4. Synthesis: Religion, War, and Competing Narratives

Overall, the religious landscape surrounding the Ukraine war reveals competing visions:

In Moscow, state-aligned religious rhetoric has been deployed to sanctify geopolitical aims, blending national identity with ecclesiastical authority.

Within Orthodoxy and across other Christian traditions, there is a strong counter-narrative asserting that true religious teaching cannot justify violence and must promote peace, compassion, and reconciliation.

Interfaith initiatives have emphasized shared ethical commitments across religions—especially the rejection of violence and exploitation of faith for political agendas—calling for cooperative peace efforts.
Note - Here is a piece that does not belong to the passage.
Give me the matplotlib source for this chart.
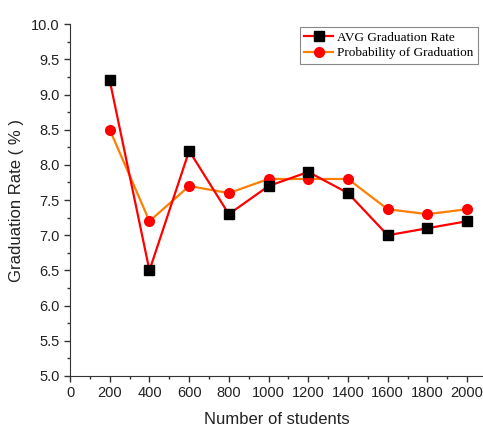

These patterns show that religious interpretations of the war are not monolithic. They are shaped by institutional alliances, historical memory, theological principles, and geopolitical contexts. While some leaders use religious language to rally believers around national causes, others insist that religion's core teachings fundamentally oppose war as a sacred enterprise.

In the broader religious imagination, then, the conflict in Ukraine is less a sanctioned “holy war” than a profound moral crisis—one that challenges religious communities to articulate and live out principles of peace, justice, and human dignity amid violent struggle.